** Start **

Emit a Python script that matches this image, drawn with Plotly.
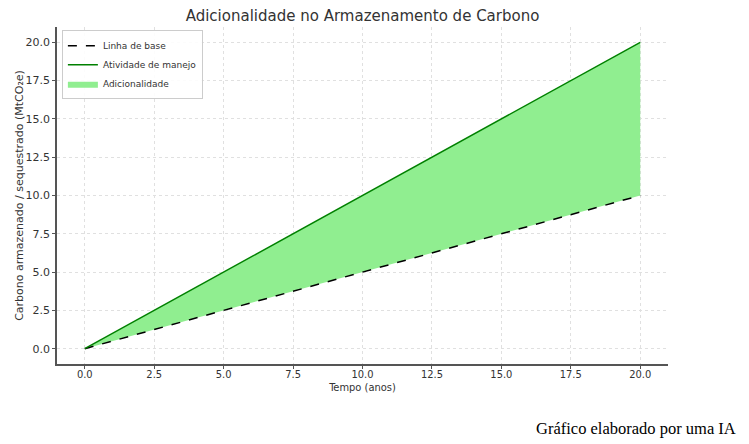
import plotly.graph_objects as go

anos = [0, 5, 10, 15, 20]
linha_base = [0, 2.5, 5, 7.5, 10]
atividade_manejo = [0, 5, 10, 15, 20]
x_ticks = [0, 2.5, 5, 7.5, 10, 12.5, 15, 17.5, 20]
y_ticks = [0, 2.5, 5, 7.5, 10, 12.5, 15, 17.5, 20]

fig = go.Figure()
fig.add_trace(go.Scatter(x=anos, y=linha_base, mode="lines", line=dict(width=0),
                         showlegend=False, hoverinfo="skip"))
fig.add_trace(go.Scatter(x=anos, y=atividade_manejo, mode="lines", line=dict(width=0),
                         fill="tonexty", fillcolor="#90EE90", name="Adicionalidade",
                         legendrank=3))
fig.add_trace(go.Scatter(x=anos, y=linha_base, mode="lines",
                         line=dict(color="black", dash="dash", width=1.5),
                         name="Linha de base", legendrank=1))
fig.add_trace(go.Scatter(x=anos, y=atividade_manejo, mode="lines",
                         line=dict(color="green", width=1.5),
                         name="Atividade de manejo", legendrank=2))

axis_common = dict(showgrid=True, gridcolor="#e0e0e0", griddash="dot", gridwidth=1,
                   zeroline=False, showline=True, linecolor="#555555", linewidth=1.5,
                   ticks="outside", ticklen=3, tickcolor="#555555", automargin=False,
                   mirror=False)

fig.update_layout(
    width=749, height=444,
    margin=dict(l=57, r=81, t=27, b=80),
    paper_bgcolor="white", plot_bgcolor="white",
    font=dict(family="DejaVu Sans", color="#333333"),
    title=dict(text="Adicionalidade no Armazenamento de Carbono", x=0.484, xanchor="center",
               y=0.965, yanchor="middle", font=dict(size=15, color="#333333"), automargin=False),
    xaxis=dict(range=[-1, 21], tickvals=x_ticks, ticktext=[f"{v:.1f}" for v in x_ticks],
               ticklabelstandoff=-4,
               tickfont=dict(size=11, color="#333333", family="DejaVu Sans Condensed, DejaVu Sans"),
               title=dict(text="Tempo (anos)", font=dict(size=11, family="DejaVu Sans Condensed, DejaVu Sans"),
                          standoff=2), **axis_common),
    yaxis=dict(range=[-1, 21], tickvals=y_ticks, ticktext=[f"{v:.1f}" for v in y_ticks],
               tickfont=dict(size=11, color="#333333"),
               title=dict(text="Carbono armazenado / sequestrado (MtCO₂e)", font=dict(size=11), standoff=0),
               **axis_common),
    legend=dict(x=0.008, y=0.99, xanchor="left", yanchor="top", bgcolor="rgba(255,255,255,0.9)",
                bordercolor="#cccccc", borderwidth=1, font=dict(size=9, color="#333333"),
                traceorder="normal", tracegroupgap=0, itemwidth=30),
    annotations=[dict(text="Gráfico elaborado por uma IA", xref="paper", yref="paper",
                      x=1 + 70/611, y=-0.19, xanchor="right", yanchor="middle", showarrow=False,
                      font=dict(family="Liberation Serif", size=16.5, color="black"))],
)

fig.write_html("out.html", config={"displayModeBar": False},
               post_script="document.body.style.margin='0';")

** End **

| EXERCISE DESCRIPTION |
The data above needs to be retyped exactly, with the images left out.

| RIGHT ANSWER |
Emit a Python script that matches this image, drawn with Plotly.
import plotly.graph_objects as go

anos = [0, 5, 10, 15, 20]
linha_base = [0, 2.5, 5, 7.5, 10]
atividade_manejo = [0, 5, 10, 15, 20]
x_ticks = [0, 2.5, 5, 7.5, 10, 12.5, 15, 17.5, 20]
y_ticks = [0, 2.5, 5, 7.5, 10, 12.5, 15, 17.5, 20]

fig = go.Figure()
fig.add_trace(go.Scatter(x=anos, y=linha_base, mode="lines", line=dict(width=0),
                         showlegend=False, hoverinfo="skip"))
fig.add_trace(go.Scatter(x=anos, y=atividade_manejo, mode="lines", line=dict(width=0),
                         fill="tonexty", fillcolor="#90EE90", name="Adicionalidade",
                         legendrank=3))
fig.add_trace(go.Scatter(x=anos, y=linha_base, mode="lines",
                         line=dict(color="black", dash="dash", width=1.5),
                         name="Linha de base", legendrank=1))
fig.add_trace(go.Scatter(x=anos, y=atividade_manejo, mode="lines",
                         line=dict(color="green", width=1.5),
                         name="Atividade de manejo", legendrank=2))

axis_common = dict(showgrid=True, gridcolor="#e0e0e0", griddash="dot", gridwidth=1,
                   zeroline=False, showline=True, linecolor="#555555", linewidth=1.5,
                   ticks="outside", ticklen=3, tickcolor="#555555", automargin=False,
                   mirror=False)

fig.update_layout(
    width=749, height=444,
    margin=dict(l=57, r=81, t=27, b=80),
    paper_bgcolor="white", plot_bgcolor="white",
    font=dict(family="DejaVu Sans", color="#333333"),
    title=dict(text="Adicionalidade no Armazenamento de Carbono", x=0.484, xanchor="center",
               y=0.965, yanchor="middle", font=dict(size=15, color="#333333"), automargin=False),
    xaxis=dict(range=[-1, 21], tickvals=x_ticks, ticktext=[f"{v:.1f}" for v in x_ticks],
               ticklabelstandoff=-4,
               tickfont=dict(size=11, color="#333333", family="DejaVu Sans Condensed, DejaVu Sans"),
               title=dict(text="Tempo (anos)", font=dict(size=11, family="DejaVu Sans Condensed, DejaVu Sans"),
                          standoff=2), **axis_common),
    yaxis=dict(range=[-1, 21], tickvals=y_ticks, ticktext=[f"{v:.1f}" for v in y_ticks],
               tickfont=dict(size=11, color="#333333"),
               title=dict(text="Carbono armazenado / sequestrado (MtCO₂e)", font=dict(size=11), standoff=0),
               **axis_common),
    legend=dict(x=0.008, y=0.99, xanchor="left", yanchor="top", bgcolor="rgba(255,255,255,0.9)",
                bordercolor="#cccccc", borderwidth=1, font=dict(size=9, color="#333333"),
                traceorder="normal", tracegroupgap=0, itemwidth=30),
    annotations=[dict(text="Gráfico elaborado por uma IA", xref="paper", yref="paper",
                      x=1 + 70/611, y=-0.19, xanchor="right", yanchor="middle", showarrow=False,
                      font=dict(family="Liberation Serif", size=16.5, color="black"))],
)

fig.write_html("out.html", config={"displayModeBar": False},
               post_script="document.body.style.margin='0';")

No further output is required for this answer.